= Chang number =

In mathematics, the Chang number of an irreducible representation of a simple complex Lie algebra is its dimension modulo 1 + h, where h is the Coxeter number. Chang numbers are named after Chang (1982), who rediscovered an element of order h + 1 found by Kac (1981).
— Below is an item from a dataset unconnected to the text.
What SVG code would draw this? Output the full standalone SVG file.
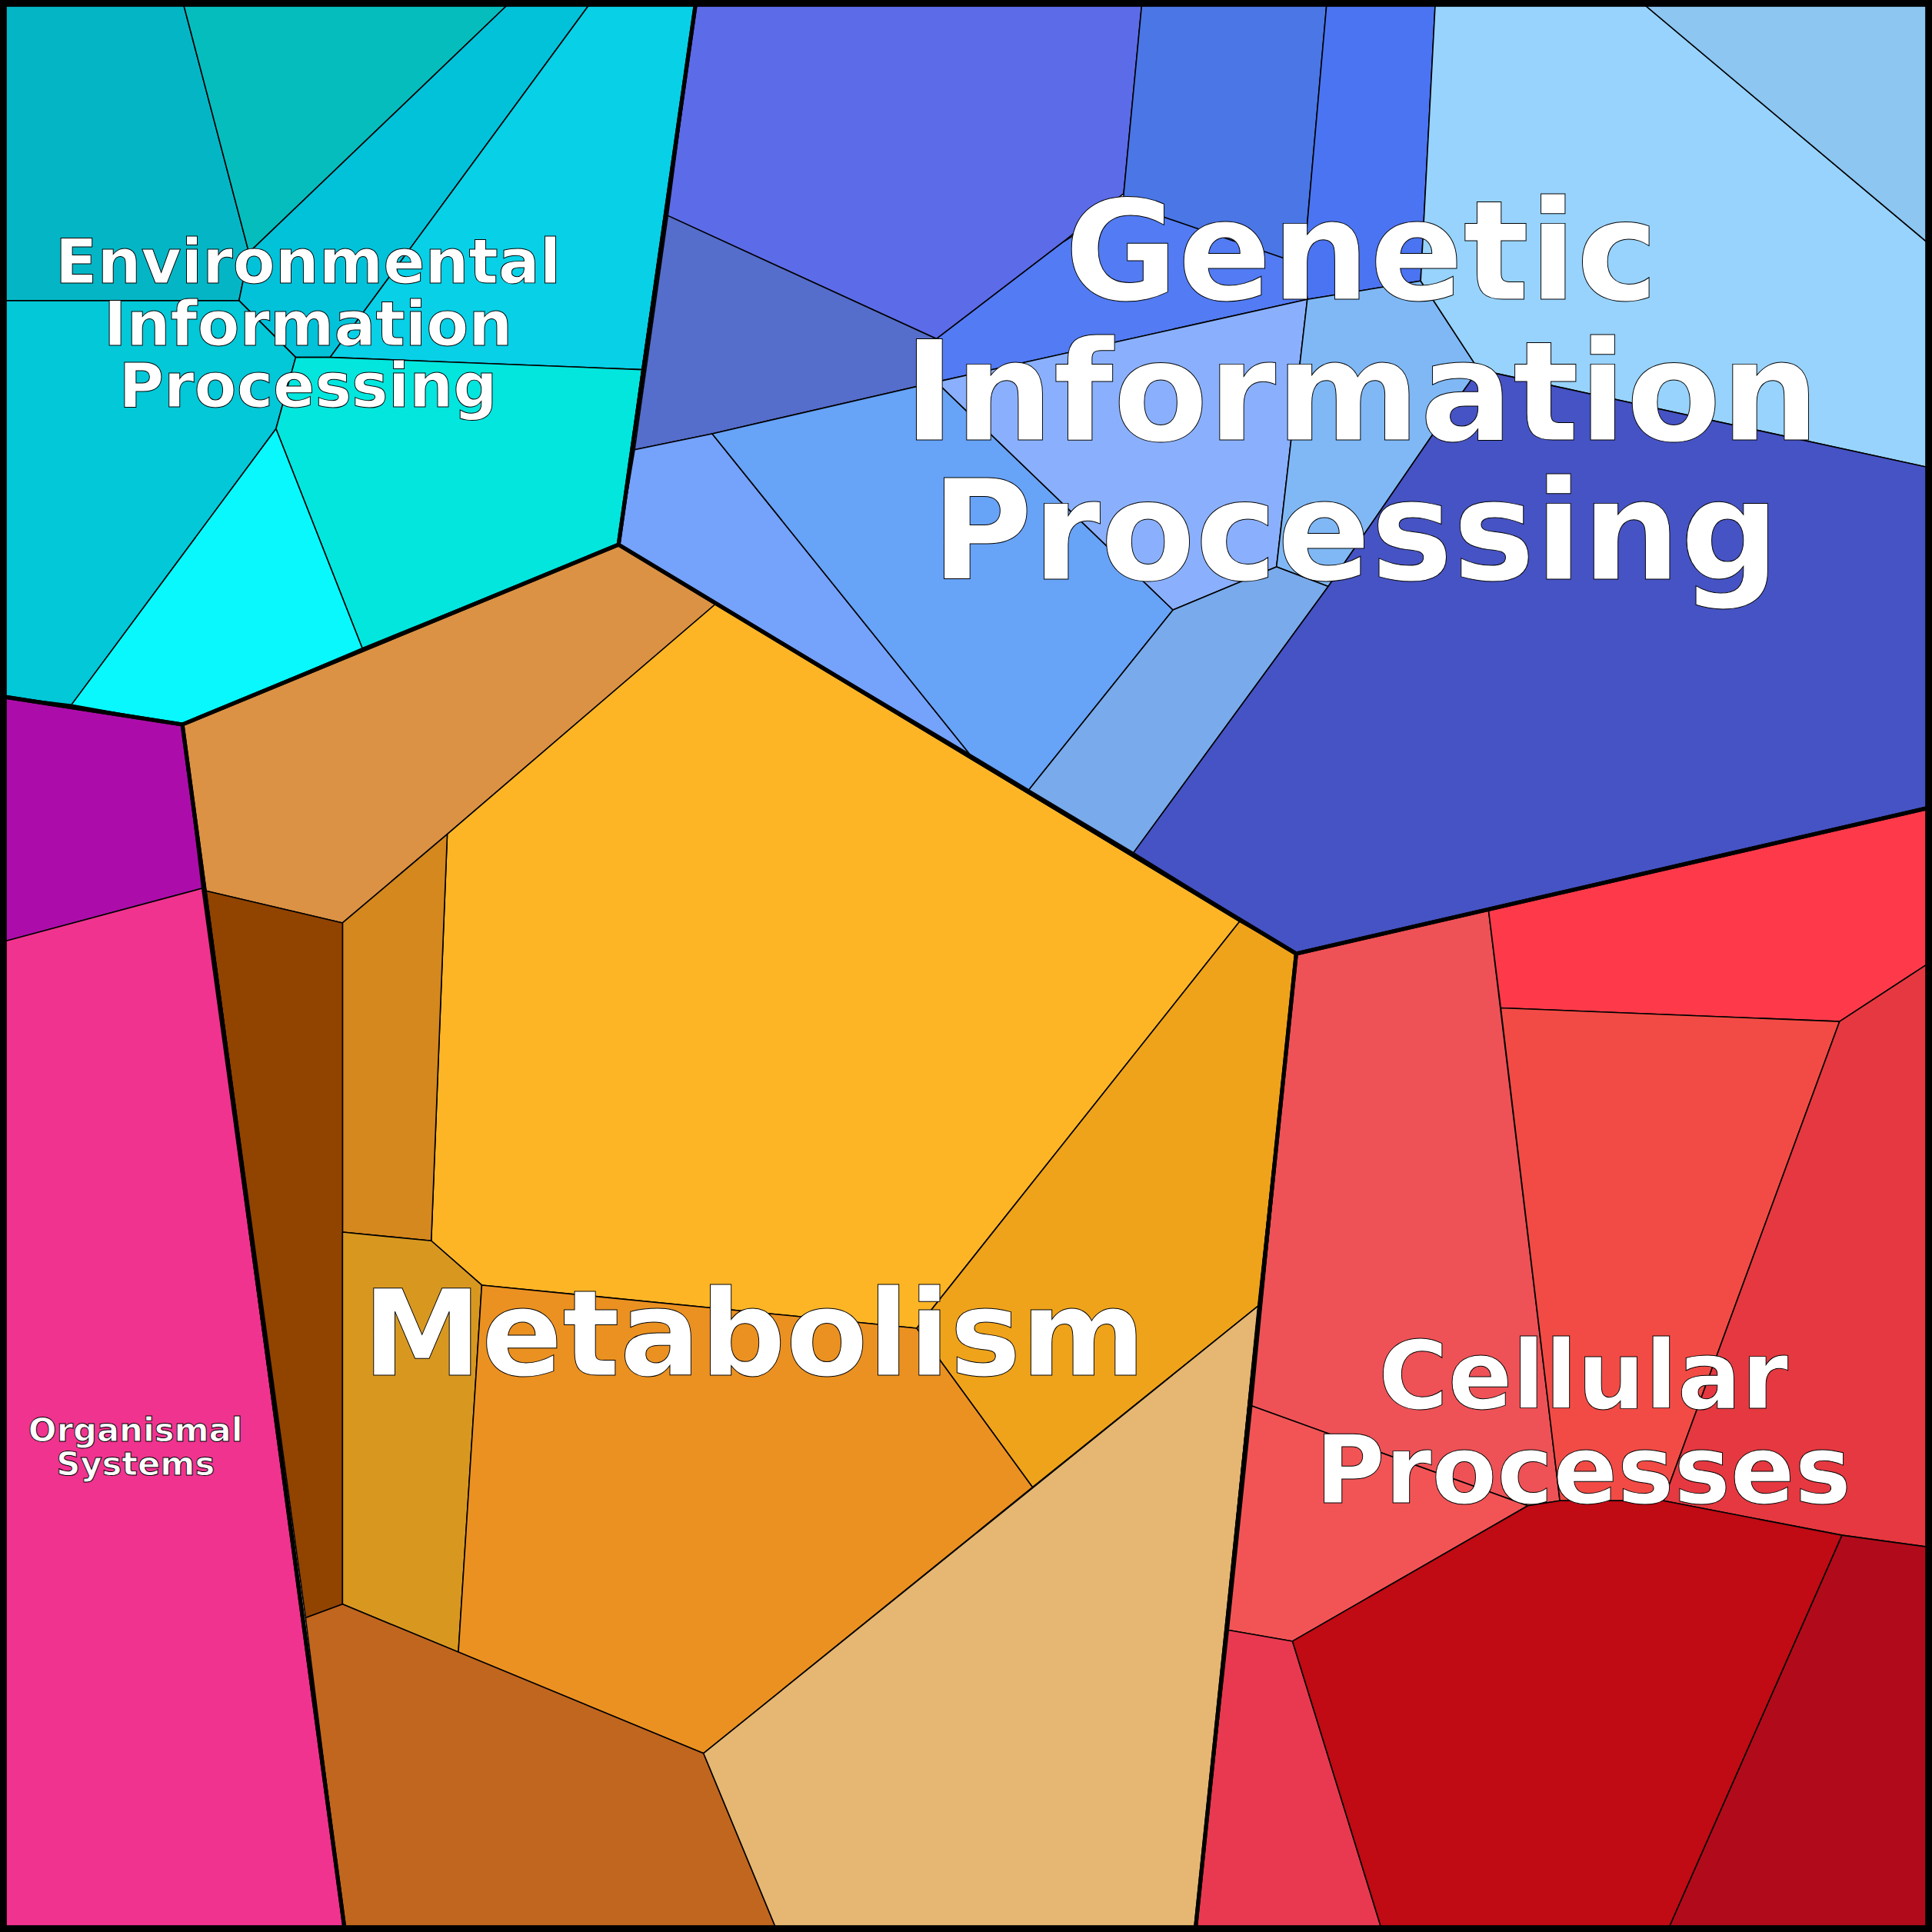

Kac (1981) showed that there is a unique class of regular elements σ of order h + 1, in the complex points of the corresponding Chevalley group. He showed that the trace of σ on an irreducible representation is −1, 0, or +1, and if h + 1 is prime then the trace is congruent to the dimension mod h+1. This implies that the dimension of an irreducible representation is always −1, 0, or +1 mod h + 1 whenever h + 1 is prime.

==Examples==
In particular, for the exceptional compact Lie groups G_{2}, F4, E6, E7, and E8 the number h + 1 = 7, 13, 13, 19, 31 is always prime, so the Chang number of an irreducible representation is always +1, 0, or −1.

For example, the first few irreducible representations of G2 (with Coxeter number h = 6) have dimensions 1, 7, 14, 27, 64, 77, 182, 189, 273, 286,...
These are congruent to 1, 0, 0, −1, 1, 0, 0, 0, 0, −1,... mod 7 = h + 1.